Since 9/11, Americans have become used to "a new normal" — being tracked in ways visible and not so visible.  NBC's Andrea Mitchell reports.

Since 9/11, Americans have become used to "a new normal" — being tracked in ways visible, like airport screeners, and not so visible, like hidden cameras.

"On school buses, in offices, in parking lots, virtually everywhere we go,” says privacy advocate Robert Ellis Smith, “there is camera surveillance, and either it’s covert, or people have come to accept it"

Almost overnight, Americans have sacrificed privacy for a blanket of security.  There are cameras, ID cards and magnetometers when we travel — and at work.

The government has the right to search library and bookstore records.

It’s all legal under the Patriot Act, signed into law Oct. 21, 2001, by President Bush, who promised, “This government will enforce this law with all the urgency of a nation at war.”

Last November, President Bush confirmed that the government was also eavesdropping on telephone calls and e-mails — without warrants.
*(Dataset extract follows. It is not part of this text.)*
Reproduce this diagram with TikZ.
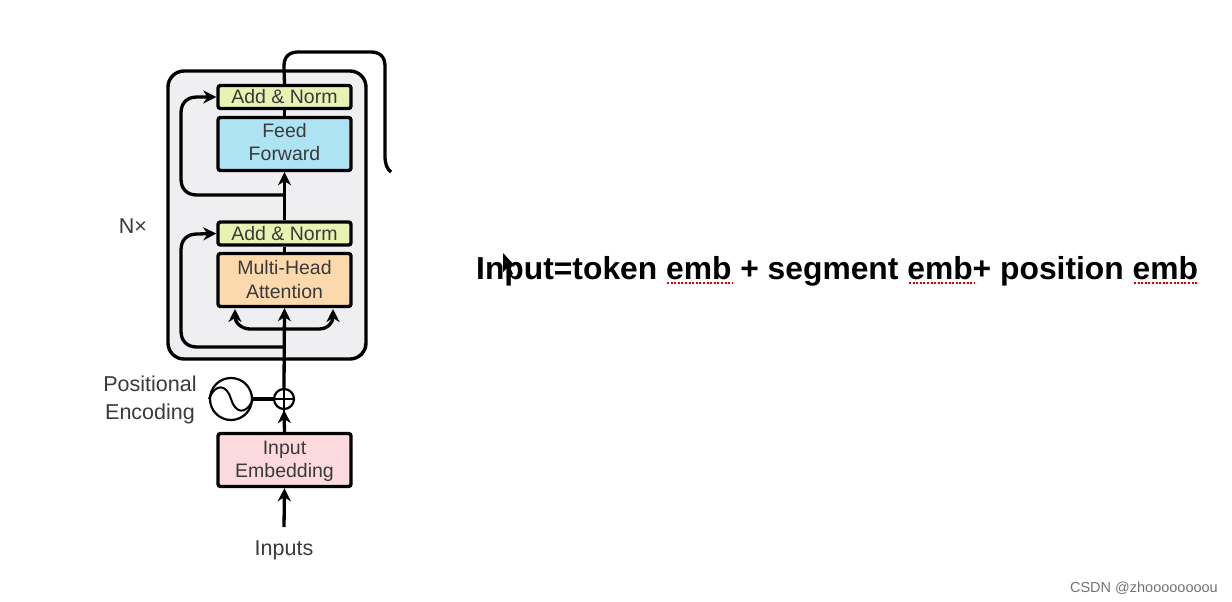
\documentclass[tikz,border=0pt]{standalone}
\usepackage{fontspec}
\setmainfont{Liberation Sans}
\usetikzlibrary{arrows.meta,calc}
\definecolor{txt}{HTML}{3A3A3A}
\definecolor{boxbg}{HTML}{EFEFF2}
\definecolor{addc}{HTML}{E8F2B2}
\definecolor{ffc}{HTML}{AEE3F4}
\definecolor{mhac}{HTML}{FCD9AC}
\definecolor{embc}{HTML}{FCD9DC}
\newsavebox{\twobox}
\newcommand{\twolines}[3]{\sbox{\twobox}{\begin{tabular}{@{}c@{}}#2\\#3\end{tabular}}\raisebox{#1}[\ht\twobox][\dp\twobox]{\usebox{\twobox}}}
\tikzset{
  blk/.style={draw=black,line width=3.4pt,rounded corners=2.5pt,minimum width=133pt,align=center,inner sep=0pt,text=txt,font=\fontsize{19.5}{23.5}\selectfont},
  addbox/.style={blk,fill=addc,minimum height=23pt},
  ffbox/.style={blk,fill=ffc,minimum height=53pt},
  mhabox/.style={blk,fill=mhac,minimum height=53pt},
  embbox/.style={blk,fill=embc,minimum height=53pt},
  lab/.style={text=txt,font=\fontsize{21.5}{28}\selectfont,align=center,inner sep=0pt},
  conn/.style={draw=black,line width=3.3pt},
  arr/.style={conn,-{Stealth[length=13pt,width=13pt,inset=4pt]}},
  under/.style={draw=red!85!black,line width=1.6pt,dash pattern=on 2pt off 1.6pt}
}
\begin{document}
\begin{tikzpicture}[x=1pt,y=-1pt]
\useasboundingbox (0,0) rectangle (1232,602);
\fill[white] (0,0) rectangle (1232,602);
\node[draw=black,line width=3.4pt,fill=boxbg,rounded corners=16pt,minimum width=198pt,minimum height=288pt,inner sep=0pt] (stack) at (267,215) {};
\coordinate (ffout) at (391,172);
\coordinate (res1) at (284,195);
\coordinate (res2) at (284,347);
\coordinate (split) at (284,329);
\coordinate (in) at (284,527);
\node[addbox] (an1) at (284.5,97) {Add \& Norm};
\node[ffbox] (ff) at (284.5,144) {\twolines{-0.3pt}{Feed}{Forward}};
\node[addbox] (an2) at (284.5,233.5) {Add \& Norm};
\node[mhabox] (mha) at (284.5,280) {\twolines{-2pt}{Multi-Head}{Attention}};
\node[embbox] (emb) at (284.5,460) {\twolines{-1.5pt}{Input}{Embedding}};
\node[draw=black,line width=2.2pt,fill=white,circle,minimum size=20pt,inner sep=0pt] (plus) at (284,399) {};
\node[draw=black,line width=2.2pt,fill=white,circle,minimum size=42pt,inner sep=0pt] (pe) at (231,399) {};
\node[lab] (inputs) at (284,550) {Inputs};
\node[lab] (pos) at (150,400) {Positional\\Encoding};
\node[lab] (nx) at (133,226) {N×};
\node[font=\bfseries\fontsize{31.8}{36}\selectfont,anchor=base west,inner sep=0pt,text=black] (main) at (476,279) {Input=token emb + segment emb+ position emb};
\node[anchor=base east,inner sep=0pt,text=black!55,font=\fontsize{14.5}{17}\selectfont] (wm) at (1218,592) {CSDN @zhoooooooou};
% connectors
\draw[conn] (an1.north) -- (284,66) .. controls (284,57) and (289,52) .. (298,52) -- (371,52) .. controls (380,52) and (385,57) .. (385,66) -- (385,156) .. controls (385,164) and (387,169) .. (ffout);
\draw[conn] (ff.north) -- (an1.south);
\draw[arr] (an2.north) -- (ff.south);
\draw[conn] (mha.north) -- (an2.south);
\draw[arr] (plus.north) -- (mha.south);
\draw[arr] (res1) -- (197,195) .. controls (187,195) and (181,189) .. (181,179) -- (181,113) .. controls (181,103) and (187,97) .. (197,97) -- (an1.west);
\draw[arr] (res2) -- (197,347) .. controls (187,347) and (181,341) .. (181,331) -- (181,250) .. controls (181,240) and (187,234) .. (197,234) -- (an2.west);
\draw[arr] (split) -- (250,329) .. controls (241,329) and (235,322) .. (235,309);
\draw[arr] (split) -- (319,329) .. controls (328,329) and (333,322) .. (333,309);
\draw[arr] (emb.north) -- (plus.south);
\draw[arr] (in) -- (emb.south);
\draw[conn] (pe.east) -- (plus.west);
% glyphs inside circles
\draw[black,line width=1.6pt] ([yshift=2pt]plus.north) -- ([yshift=-2pt]plus.south) ([xshift=2pt]plus.west) -- ([xshift=-2pt]plus.east);
\draw[black,line width=2pt] (pe.west) .. controls (216,382) and (227,385) .. (231,399) .. controls (235,413) and (246,416) .. (pe.east);
% underlines and pointer
\draw[under] (667,283) -- (732,283);
\draw[under] (909,283) -- (974,283);
\draw[under] (1134,283) -- (1198,283);
\fill[black] (503,253) -- (503,272) -- (507,268) -- (510,275) -- (513,274) -- (510,267) -- (515,266) -- cycle;
\end{tikzpicture}
\end{document}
So, how is Thursday’s report of a National Security Agency database of billions of domestic calls any different?

"It's very troubling,” says Lisa Graves of the American Civil Liberties Union, “because it indicates that the privacy of ordinary Americans, of millions of Americans, have been invaded, when they haven't done anything wrong."

Privacy advocates are asking, what else is the government tracking — medical records?  Purchases on the Internet?

"There is no law that prevents the government from getting that information out of our ATM transactions or our credit transactions,” Smith says, “or any number of commercial things that we do that are now stored in computers."

Until Thursday, most Americans were willing to put up with the intrusions. In March, a majority polled by NBC News and the Wall Street Journal accepted warrantless surveillance.

The question now is whether Thursday's revelations about the domestic call database become just another adjustment to the "new normal" since 9/11.